Regarding the proper installation and care of the mulberry tree — if you consider yourself a "public-spirited" citizen, you'll plant one immediately after reading this. For those looking to go the extra mile in expressing their republican virtue: you'll encourage your wives to drop whatever it is they do all day in favor of raising silkworms. From the Pennsylvania Gazette, reprinted in the Boston News-Letter of March 8, 1770 (spelling preserved, line breaks mine):
Within two Years last past, several Persons have raised Silk Worms within this and the neighbouring Provinces, and from their Success, we have great Hopes that it may be made a staple Commodity with us, for the Climate has agreed remarkably well with the Worm hitherto; our Summers are long enough to afford two Crops; the native Mulberry of this Country, is as good as any other to feed the Worm; the Silk which has been raised here, is of the best Quality; the Management of the Worm no ways difficult, and a Woman can earn more at raising Silk, than any other Business in the same Time.
But unless we have Mulberry Trees for to feed the Worms, the Culture of Silk cannot be carried on to any great Extent; and as many People might be willing to promote it by encreasing the Quantity of Mulberry Trees, provided they thought of it in a suitable Season; therefore this is to advertise all such, that the most favourable Time to propagate them is now approaching; and it is to be hoped, that every public spirited Person will use their Endeavours for that Purpose; the Expence of which will be small, the Trouble and Risque but little, and the Advantages many, although they should not be used for the Purpose of raising Silk; for the Mulberry is very good to feed and fatten Poultry, and the Wood, for many Uses, is equal to any that grows, especially for Ship-building, and it is said to be as durable as red Cedar, in Posts, &c. when full grown. 

3.1.18

2017: mixed media

I can't believe the last thing I posted on this blog was about Ezra Koenig! (Maybe some of you have forgotten who he is, given that he hardly tweets at all anymore. I don't blame you.)
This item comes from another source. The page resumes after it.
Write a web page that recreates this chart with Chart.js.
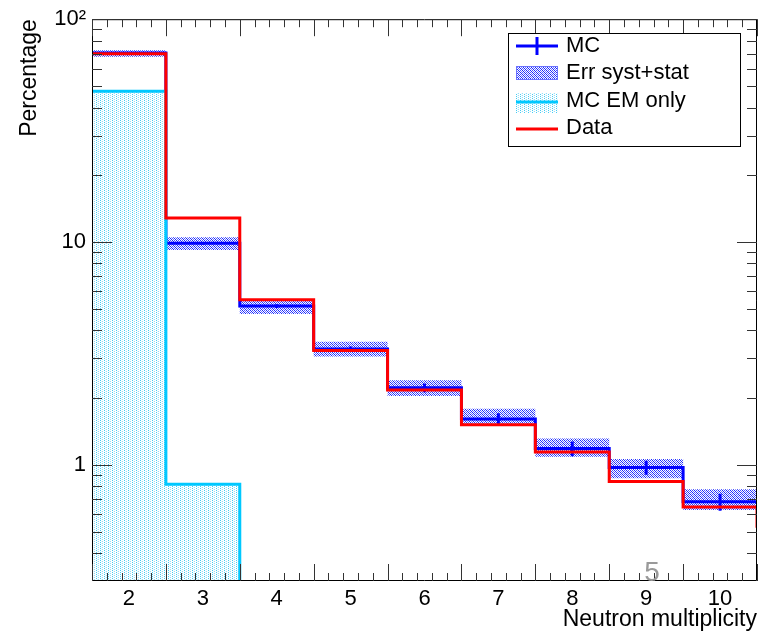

Last year, I said I'd do away with reading challenges, and so I have. I've also done away with Goodreads ratings, for the most part: there's something absurd, isn't there, in asking the present-day reading population to rate Common Sense — for instance — on a scale of one to five. (It's currently at 3.97, for those wondering. One one-star review by a "Parentheses Enthusiast" remarks that the pamphlet is "DRY. DRIER THAN AN ANCIENT RAISIN IN THE MIDDLE OF THE ATACAMA DESERT.") But here are five books I read in the past year that I would have rated four or five stars, I suppose, and that you might feel similarly about:

5. THE SHEPHERD'S LIFE (James Rebanks)
One of the first things I saw when I arrived in England last May, apart from the inside of the Manchester airport, was a group of sheep grazing on a highway median. That set the tone for the next few months, during which I developed a surprising affinity for sheep of all stripes; I picked this book up in the same airport on my way home. Rebanks writes of his childhood (and adulthood) spent as a shepherd in the Lake District, so there are no highway medians here, but it's no less interesting for it. The Shepherd's Life is at once memoir and cultural history (its subtitle, in some editions, is A People's History of the Lake District). It is better as the latter than as the former, although Rebanks's account of his journey from his sheep to Oxford to London and (finally) back to his sheep is necessary — it shows us that he's the best-placed person to do what he does in this book, which is to advance a critique of capitalist society from the point of view of a pre-industrial profession. I don't know if that's what Rebanks intended, exactly, but I do think that's what makes this book so valuable.

#4 through #1, under the cut.

26.3.17

I think a lot about GRIT, and even more about the dollar number of Angela Duckworth's fee every time she is invited to tell some of the highest-paid people in the country how they can become even more highly-paid; the (unintended, I think, I hope) implication is that they've gotten where they are because of something inside them. they have gritand others don't.

do you think we've lost something by turning psychology into a numbers game? "Luria had the right idea," I remember texting my mother, soon after (perhaps during, in which case: she scolded me for texting during class) the guest lecture during which I got this impression; during which Angela Duckworth showed us (with the best of intentions) that academic research, too, can get you to Wall Street. I don't really take issue with Duckworth herself. she acknowledges the many limitations of grit, especially as "measured" by a questionnaire; she has discussed her issues with the very idea of "measurement," re: what ought and ought not to be "measurable." opening a lecture to an Intro to Psych class with a reference to the career path that (one could be forgiven for assuming) so many in the ultra-high-capacity auditorium might aspire to — maybe it was an attempt to meet students where they were at. the problem lies with those who interpret concepts like grit for their own benefit, which is surely how Duckworth ended up talking to a bunch of investment bankers in the first place.

all this is to say that I finished The Mismeasure of Man recently and I'm growing more and more suspicious of numbers. they'll provide an almost transcendental backing for anything!